Esteri
Uk, Liz Truss subito fuori. Per la successione rispunta Bojo
Di Giampiero Cinelli
Solo quarantacinque giorni. La permanenza di Liz Truss a Downing Street. Dieci anni e trecentoventi giorni in meno rispetto alla donna a cui si ispirava, Margareth Tatcher. La premier uscente ha annunciato ieri le sue dimissioni e ora resterà in carica il tempo necessario affinché la maggioranza Tory trovi un altro volto spendibile alla guida dello Uk. Tra i principali inneschi della sua dipartita, la mini-crisi economica scatenata dai mercati, in seguito all’annuncio di una riforma fiscale a debito, mirante a ridurre il carico di tasse sui più ricchi. Una mossa che gli investitori hanno ritenuto errata in questo periodo incerto e di inflazione, determinando una significativa svalutazione della sterlina.

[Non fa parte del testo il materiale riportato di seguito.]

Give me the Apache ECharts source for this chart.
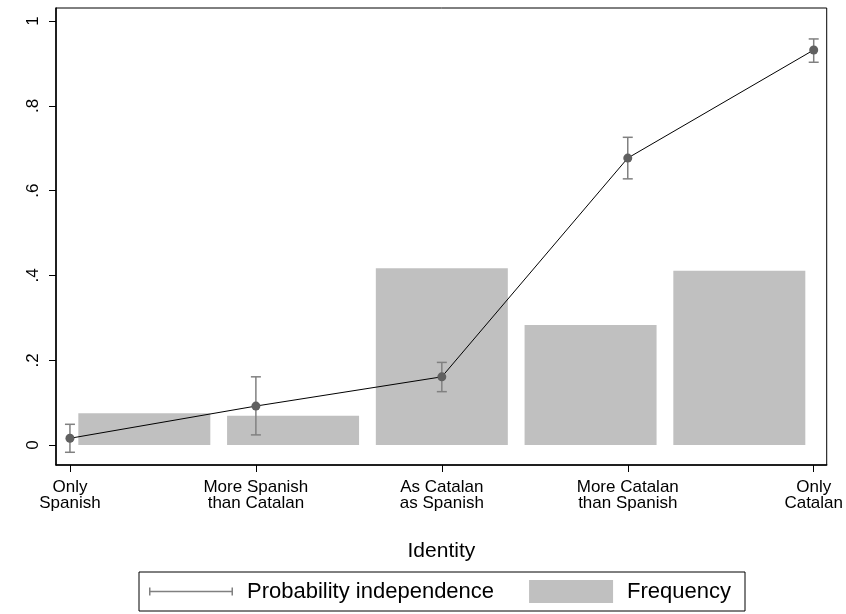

Più che l’avvicendamento in sé, stupisce che sia l’ennesimo. E la repentinità della tempesta che ha fatto capitolare Truss fa riflettere anche sulla capacità del partito conservatore di dare stabilità al Paese.
“Britaly”
Si sprecano in queste ore i paragoni con la travagliata Italia. Accostata ora a Londra per avere una sgangherata situazione economica che influenza il corso degli esecutivi. Vero, ma vero in parte. Sia l’Italia che il Regno Unito nel 2022 sono attese crescere tra il 3,1 e il 3,4%. Tuttavia il Regno Unito, nel 2021, dopo la maggiore ondata del Covid è cresciuto del 7,4%, il risultato migliore dal dopo-guerra e il più alto del G7 nel periodo, Roma dal canto suo registrò un 6,6%. Sempre nel 2021 la sterlina aveva goduto di un forte rialzo. Però hanno molto risentito dei disagi dovuti all’assestamento post lockdown, che in Inghilterra è stato acuito dai postumi della Brexit, con la questione degli accordi commerciali con l’Irlanda del Nord e i problemi di scorte nei supermercati. Questioni non ancora metabolizzate del tutto. La nazione guidata fino a poco fa da Draghi invece non si può dire fosse ancora ondivaga dal punto di vista della collocazione nello scacchiere. Ora legata pure più saldamente dal vincolo del Pnrr.
Le correnti
Al netto di un’analisi macroeconomica della situazione oltre La Manica, certamente importante, ma che tuttavia contempla una delle maggiori potenze mondiali, la cui moneta ha già recuperato ieri l’1% sul dollaro dopo l’uscita della Truss, il sospetto sia che il fattore più disgregante sia una faida nel partito conservatore che non accenna a scemare. E i motivi, possono essere riconducibili alla disomogeneità di posizioni sulla Brexit che il partito ha comunque dovuto portate avanti alla luce del referendum, oltre a una certa tensione data dal nuovo scenario di politica estera. Forse per questo Boris Johnson è stato portato a lasciare, festini a parte (lui che è dato come papabile per riprendersi il premierato), dal momento che la classe dirigente britannica, storicamente più esposta e nevrile nelle questioni geopolitiche a differenza dell’Italia, non vede significativi risvolti nell’appoggio all’Ucraina. Insomma due fattori di disequilibrio e di scontro, in un soggetto politico centrale in cui non si trova una dialettica.
Per questo ora i laburisti pretendono che si rivada a elezioni, intenti a voltare pagina nella fase che è iniziata con David Cameron, passando per May, fino a Truss. Ma tutti gli indizi ci dicono che il nuovo leader spetterà ancora ai conservatori. Oltre a Bojo, i candidati che circolano sono l’ex cancelliere Rishi Sunak, così come quello di Kemi Badenoch, segretario al commercio internazionale. Oltre a Penny Mordaunt e Grant Shapps.